SHORT TASK. Print the listing from its top line through the line containing "plt.rcParams['font.family'] = ['Liberation", nothing more, and leave out the pictures.

DATA EXTRACT.
START
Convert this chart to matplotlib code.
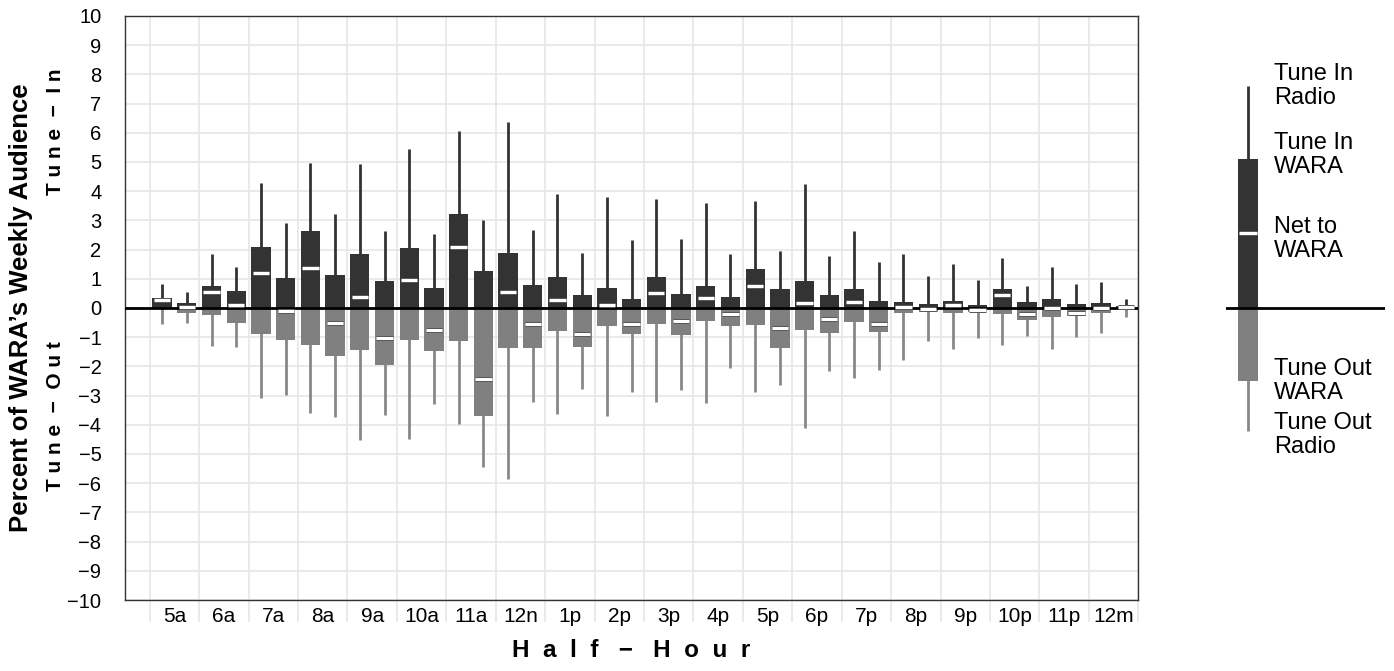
import numpy as np
import matplotlib
matplotlib.use("Agg")
import matplotlib.pyplot as plt
import matplotlib.patheffects as pe

plt.rcParams['font.family'] = ['Liberation Sans', 'DejaVu Sans']

# hour labels, two half-hour slots per hour
hours = ['5a', '6a', '7a', '8a', '9a', '10a', '11a', '12n', '1p', '2p',
         '3p', '4p', '5p', '6p', '7p', '8p', '9p', '10p', '11p', '12m']

# values, one per half hour
tune_in_radio = [0.83, 0.54, 1.84, 1.40, 4.29, 2.90, 4.95, 3.21, 4.92, 2.65,
                 5.43, 2.55, 6.05, 3.01, 6.38, 2.66, 3.90, 1.88, 3.79, 2.33,
                 3.74, 2.37, 3.58, 1.84, 3.65, 1.95, 4.25, 1.78, 2.63, 1.59,
                 1.84, 1.11, 1.51, 0.95, 1.71, 0.74, 1.42, 0.83, 0.88, 0.30]
tune_in_wara = [0.33, 0.16, 0.75, 0.58, 2.09, 1.03, 2.64, 1.13, 1.85, 0.92,
                2.05, 0.68, 3.21, 1.27, 1.87, 0.79, 1.06, 0.45, 0.68, 0.31,
                1.06, 0.48, 0.75, 0.38, 1.34, 0.65, 0.92, 0.45, 0.65, 0.24,
                0.21, 0.14, 0.24, 0.10, 0.65, 0.21, 0.31, 0.14, 0.17, 0.06]
net_wara = [0.26, 0.02, 0.54, 0.09, 1.19, -0.10, 1.37, -0.53, 0.39, -1.02,
            0.96, -0.76, 2.08, -2.43, 0.54, -0.56, 0.29, -0.90, 0.10, -0.56,
            0.51, -0.45, 0.33, -0.22, 0.75, -0.70, 0.18, -0.39, 0.20, -0.55,
            0.05, -0.02, 0.09, -0.07, 0.43, -0.22, -0.01, -0.16, 0.01, 0.03]
tune_out_wara = [-0.05, -0.16, -0.24, -0.50, -0.88, -1.10, -1.27, -1.64, -1.44, -1.95,
                 -1.10, -1.46, -1.12, -3.69, -1.37, -1.37, -0.79, -1.32, -0.62, -0.88,
                 -0.54, -0.91, -0.45, -0.62, -0.57, -1.36, -0.74, -0.84, -0.47, -0.81,
                 -0.16, -0.15, -0.16, -0.15, -0.19, -0.40, -0.31, -0.26, -0.16, -0.01]
tune_out_radio = [-0.56, -0.50, -1.30, -1.32, -3.09, -2.99, -3.58, -3.73, -4.52, -3.65,
                  -4.47, -3.30, -3.98, -5.46, -5.84, -3.21, -3.62, -2.79, -3.70, -2.88,
                  -3.22, -2.80, -3.24, -2.05, -2.89, -2.65, -4.10, -2.16, -2.41, -2.12,
                  -1.78, -1.13, -1.42, -1.02, -1.27, -0.96, -1.42, -0.98, -0.86, -0.32]

# sample values for the key on the right
key_vals = {'in_radio': 7.6, 'in_wara': 5.1, 'net': 2.56, 'out_wara': -2.5, 'out_radio': -4.2}

DARK = '#333333'
GRAY = '#808080'
WHISK_OUT = '#888888'
GRID = '#e6e6e6'

fig = plt.figure(figsize=(13.94, 6.71), dpi=100)
ax = fig.add_axes([0.0897, 0.1058, 0.7268, 0.8704])

x = np.arange(len(tune_in_radio))
bw = 0.78
mw = 0.66

marker_fx = [pe.Stroke(linewidth=3.6, foreground='#555555'), pe.Normal()]


def draw_set(a, xs, rin, win, net, wout, rout, bw, mw):
    a.vlines(xs, 0, rin, color=DARK, lw=2.0, zorder=2)
    a.vlines(xs, rout, 0, color=WHISK_OUT, lw=2.0, zorder=2)
    a.bar(xs, win, width=bw, color=DARK, zorder=3)
    a.bar(xs, wout, width=bw, color=GRAY, zorder=3)
    a.axhline(0, color='black', lw=2.0, zorder=4)
    for xi, ni in zip(np.atleast_1d(xs), np.atleast_1d(net)):
        a.plot([xi - mw / 2, xi + mw / 2], [ni, ni], color='white', lw=2.2,
               solid_capstyle='butt', zorder=5, path_effects=marker_fx)


draw_set(ax, x, tune_in_radio, tune_in_wara, net_wara, tune_out_wara, tune_out_radio, bw, mw)

ax.set_xlim(-1.5, 39.5)
ax.set_ylim(-10, 10)
ax.set_yticks(range(-10, 11))
ax.set_xticks(np.arange(len(hours)) * 2 + 0.5)
ax.set_xticklabels(hours)
ax.set_xticks(np.arange(len(hours) + 1) * 2 - 0.5, minor=True)
ax.tick_params(axis='x', which='major', length=0, labelsize=15, pad=5)
ax.tick_params(axis='x', which='minor', length=16, width=1.2, color=GRID, direction='out')
ax.tick_params(axis='y', length=0, labelsize=14.5, pad=17)
ax.grid(True, axis='y', color=GRID, lw=1.2, zorder=0)
ax.grid(True, axis='x', which='minor', color=GRID, lw=1.2, zorder=0)
ax.set_axisbelow(True)
for s in ax.spines.values():
    s.set_color(DARK)
    s.set_linewidth(1.0)

ax.set_xlabel('H  a  l  f   \u2212   H  o  u  r', fontsize=17.5, fontweight='bold', labelpad=9)

fig.text(0.015, ax.get_position().y0 + ax.get_position().height / 2,
         'Percent of WARA\u2019s Weekly Audience', rotation=90,
         ha='center', va='center', fontsize=18.5, fontweight='bold')
ax.text(-0.069, 6.05, 'T u n e  \u2212  I n', transform=ax.get_yaxis_transform(),
        rotation=90, ha='center', va='center', fontsize=15, fontweight='bold')
ax.text(-0.069, -3.7, 'T u n e  \u2212  O u t', transform=ax.get_yaxis_transform(),
        rotation=90, ha='center', va='center', fontsize=15, fontweight='bold')

# key
kx = fig.add_axes([0.8795, 0.1058, 0.114, 0.8704])
kx.set_xlim(0, 1)
kx.set_ylim(-10, 10)
kx.axis('off')
draw_set(kx, [0.1375], [key_vals['in_radio']], [key_vals['in_wara']], [key_vals['net']],
         [key_vals['out_wara']], [key_vals['out_radio']], 0.125, 0.11)
lx = 0.30
kx.text(lx, key_vals['in_radio'], 'Tune In\nRadio', va='center', fontsize=17, linespacing=1.1)
kx.text(lx, key_vals['in_wara'] + 0.15, 'Tune In\nWARA', va='center', fontsize=17, linespacing=1.1)
kx.text(lx, key_vals['net'] - 0.2, 'Net to\nWARA', va='center', fontsize=17, linespacing=1.1)
kx.text(lx, key_vals['out_wara'], 'Tune Out\nWARA', va='center', fontsize=17, linespacing=1.1)
kx.text(lx, key_vals['out_radio'] - 0.15, 'Tune Out\nRadio', va='center', fontsize=17, linespacing=1.1)

fig.savefig('out.png', dpi=100)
END
EXERCISE RESPONSE.
Convert this chart to matplotlib code.
import numpy as np
import matplotlib
matplotlib.use("Agg")
import matplotlib.pyplot as plt
import matplotlib.patheffects as pe

plt.rcParams['font.family'] = ['Liberation Sans', 'DejaVu Sans']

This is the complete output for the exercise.